### Task brief:
The lines to extract run from the first line of the material below to the line containing "box: [temperature, pressure]", both included; leave the pictures behind.

### Recorded data:
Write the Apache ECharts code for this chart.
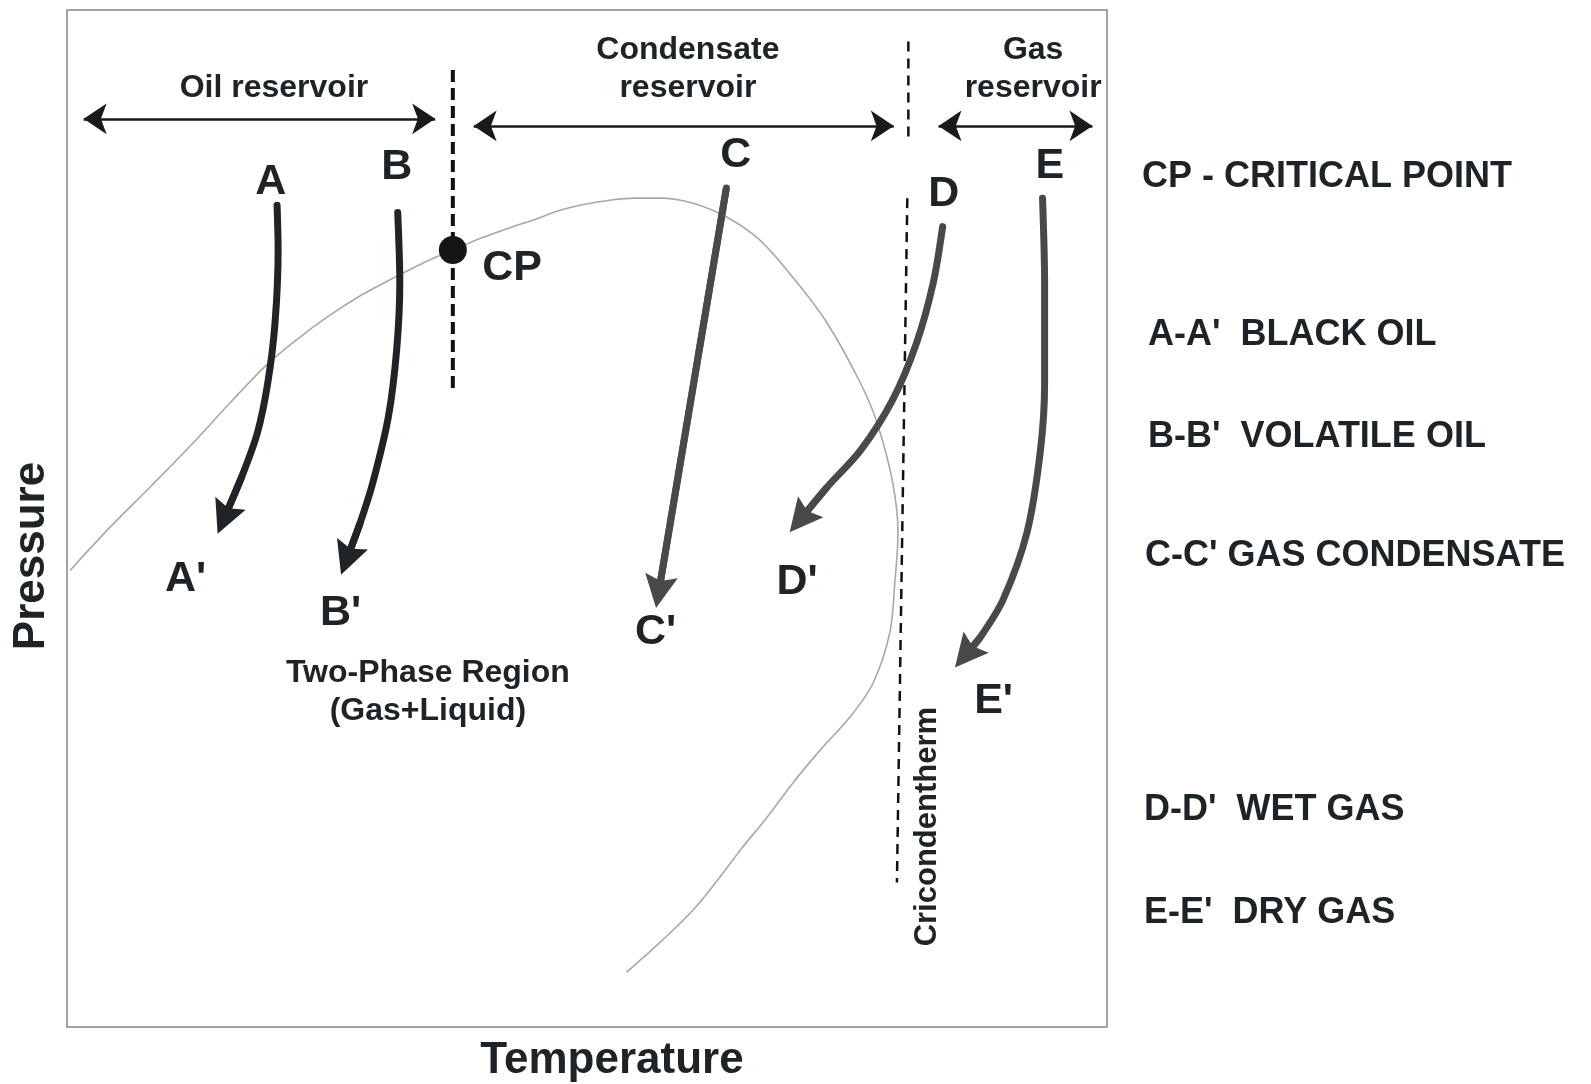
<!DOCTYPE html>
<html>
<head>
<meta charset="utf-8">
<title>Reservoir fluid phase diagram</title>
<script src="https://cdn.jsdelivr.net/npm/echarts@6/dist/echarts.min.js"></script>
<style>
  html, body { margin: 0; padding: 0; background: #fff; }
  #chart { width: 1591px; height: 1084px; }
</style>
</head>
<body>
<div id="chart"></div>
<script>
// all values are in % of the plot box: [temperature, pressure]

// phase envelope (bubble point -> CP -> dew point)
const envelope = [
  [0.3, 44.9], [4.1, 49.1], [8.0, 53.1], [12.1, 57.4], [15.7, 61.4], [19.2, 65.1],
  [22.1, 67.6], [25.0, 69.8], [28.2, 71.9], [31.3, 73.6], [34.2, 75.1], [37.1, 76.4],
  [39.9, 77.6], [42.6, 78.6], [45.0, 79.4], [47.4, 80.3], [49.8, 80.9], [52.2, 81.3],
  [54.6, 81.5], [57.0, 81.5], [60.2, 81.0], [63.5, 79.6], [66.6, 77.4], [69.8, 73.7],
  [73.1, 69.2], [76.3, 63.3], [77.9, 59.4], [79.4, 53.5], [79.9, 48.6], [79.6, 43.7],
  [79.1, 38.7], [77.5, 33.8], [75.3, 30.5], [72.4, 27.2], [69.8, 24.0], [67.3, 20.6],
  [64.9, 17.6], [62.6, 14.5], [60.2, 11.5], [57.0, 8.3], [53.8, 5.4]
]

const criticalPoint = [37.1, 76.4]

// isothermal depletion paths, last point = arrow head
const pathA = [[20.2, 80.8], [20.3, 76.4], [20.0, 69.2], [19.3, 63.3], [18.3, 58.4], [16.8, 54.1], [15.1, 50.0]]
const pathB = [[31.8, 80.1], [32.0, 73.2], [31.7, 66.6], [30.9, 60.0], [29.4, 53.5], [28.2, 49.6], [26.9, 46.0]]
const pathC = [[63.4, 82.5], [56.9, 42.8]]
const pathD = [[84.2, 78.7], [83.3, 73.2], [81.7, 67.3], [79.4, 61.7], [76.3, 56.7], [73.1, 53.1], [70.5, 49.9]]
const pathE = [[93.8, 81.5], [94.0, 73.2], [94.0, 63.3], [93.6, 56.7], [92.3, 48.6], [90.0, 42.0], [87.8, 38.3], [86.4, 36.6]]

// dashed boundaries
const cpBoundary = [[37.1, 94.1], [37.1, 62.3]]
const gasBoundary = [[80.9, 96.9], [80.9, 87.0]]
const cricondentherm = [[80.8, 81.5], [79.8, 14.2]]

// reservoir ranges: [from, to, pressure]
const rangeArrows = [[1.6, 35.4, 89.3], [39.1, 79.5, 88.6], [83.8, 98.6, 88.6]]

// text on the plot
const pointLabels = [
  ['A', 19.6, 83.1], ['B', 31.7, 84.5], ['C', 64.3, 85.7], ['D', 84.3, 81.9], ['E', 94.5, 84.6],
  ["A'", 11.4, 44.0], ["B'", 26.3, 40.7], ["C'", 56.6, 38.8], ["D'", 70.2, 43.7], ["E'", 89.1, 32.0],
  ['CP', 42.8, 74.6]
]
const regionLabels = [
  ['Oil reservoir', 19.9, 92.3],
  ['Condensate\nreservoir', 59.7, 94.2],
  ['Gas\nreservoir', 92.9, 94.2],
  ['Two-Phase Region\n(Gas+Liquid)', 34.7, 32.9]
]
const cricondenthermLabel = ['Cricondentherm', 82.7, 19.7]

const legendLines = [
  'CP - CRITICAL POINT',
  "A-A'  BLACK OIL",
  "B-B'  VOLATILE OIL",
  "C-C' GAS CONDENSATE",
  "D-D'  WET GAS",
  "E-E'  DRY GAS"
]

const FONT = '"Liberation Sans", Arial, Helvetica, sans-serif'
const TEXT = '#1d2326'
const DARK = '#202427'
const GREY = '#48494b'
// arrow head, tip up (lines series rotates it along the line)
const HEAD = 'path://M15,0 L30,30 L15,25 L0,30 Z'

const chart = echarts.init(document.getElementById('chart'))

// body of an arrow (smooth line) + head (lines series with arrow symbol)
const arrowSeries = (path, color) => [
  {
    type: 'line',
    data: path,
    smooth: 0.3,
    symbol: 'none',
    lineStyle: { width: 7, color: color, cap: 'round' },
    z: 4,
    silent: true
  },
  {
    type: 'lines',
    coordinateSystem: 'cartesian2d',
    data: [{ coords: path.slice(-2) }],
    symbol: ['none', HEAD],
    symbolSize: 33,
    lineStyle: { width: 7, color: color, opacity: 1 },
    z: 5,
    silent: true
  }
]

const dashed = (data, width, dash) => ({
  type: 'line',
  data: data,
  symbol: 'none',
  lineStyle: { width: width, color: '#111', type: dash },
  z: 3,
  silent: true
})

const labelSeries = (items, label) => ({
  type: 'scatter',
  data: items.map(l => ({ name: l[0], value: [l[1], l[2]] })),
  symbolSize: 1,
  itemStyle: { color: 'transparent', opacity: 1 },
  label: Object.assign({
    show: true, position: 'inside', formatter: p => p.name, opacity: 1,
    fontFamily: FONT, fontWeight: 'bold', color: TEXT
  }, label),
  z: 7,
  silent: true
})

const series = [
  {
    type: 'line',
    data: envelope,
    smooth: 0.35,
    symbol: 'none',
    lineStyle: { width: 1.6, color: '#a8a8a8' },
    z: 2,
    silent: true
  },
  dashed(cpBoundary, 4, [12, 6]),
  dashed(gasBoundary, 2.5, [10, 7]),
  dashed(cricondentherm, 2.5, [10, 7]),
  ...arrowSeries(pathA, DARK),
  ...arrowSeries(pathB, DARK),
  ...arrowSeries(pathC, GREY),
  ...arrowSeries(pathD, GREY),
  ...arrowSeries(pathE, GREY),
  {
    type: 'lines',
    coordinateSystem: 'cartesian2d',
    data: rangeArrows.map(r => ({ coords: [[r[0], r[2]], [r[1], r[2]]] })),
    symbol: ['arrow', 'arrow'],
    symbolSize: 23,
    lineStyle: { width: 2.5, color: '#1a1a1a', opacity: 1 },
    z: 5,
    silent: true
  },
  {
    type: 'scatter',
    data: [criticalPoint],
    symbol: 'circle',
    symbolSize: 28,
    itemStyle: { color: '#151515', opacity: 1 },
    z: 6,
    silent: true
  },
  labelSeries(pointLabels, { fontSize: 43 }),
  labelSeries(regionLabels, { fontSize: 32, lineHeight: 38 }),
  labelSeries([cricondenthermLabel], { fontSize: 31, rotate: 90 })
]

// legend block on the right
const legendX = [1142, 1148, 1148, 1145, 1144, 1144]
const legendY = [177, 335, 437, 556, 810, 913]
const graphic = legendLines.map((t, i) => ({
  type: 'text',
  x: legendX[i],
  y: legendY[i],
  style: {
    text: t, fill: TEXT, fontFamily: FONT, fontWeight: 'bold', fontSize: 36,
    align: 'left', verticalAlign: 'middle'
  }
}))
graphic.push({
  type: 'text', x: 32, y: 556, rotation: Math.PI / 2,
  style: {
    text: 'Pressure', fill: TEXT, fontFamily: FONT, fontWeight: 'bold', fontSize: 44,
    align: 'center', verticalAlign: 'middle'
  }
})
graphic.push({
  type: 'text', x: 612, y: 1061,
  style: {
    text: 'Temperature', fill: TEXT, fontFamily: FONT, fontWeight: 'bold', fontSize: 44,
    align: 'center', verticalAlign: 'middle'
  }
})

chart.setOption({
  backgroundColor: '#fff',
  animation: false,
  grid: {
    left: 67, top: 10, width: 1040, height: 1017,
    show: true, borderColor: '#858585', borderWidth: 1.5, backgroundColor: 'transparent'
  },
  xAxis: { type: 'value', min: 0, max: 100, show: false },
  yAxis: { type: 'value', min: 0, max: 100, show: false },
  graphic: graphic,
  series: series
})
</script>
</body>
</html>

### Worked answer:
Write the Apache ECharts code for this chart.
<!DOCTYPE html>
<html>
<head>
<meta charset="utf-8">
<title>Reservoir fluid phase diagram</title>
<script src="https://cdn.jsdelivr.net/npm/echarts@6/dist/echarts.min.js"></script>
<style>
  html, body { margin: 0; padding: 0; background: #fff; }
  #chart { width: 1591px; height: 1084px; }
</style>
</head>
<body>
<div id="chart"></div>
<script>
// all values are in % of the plot box: [temperature, pressure]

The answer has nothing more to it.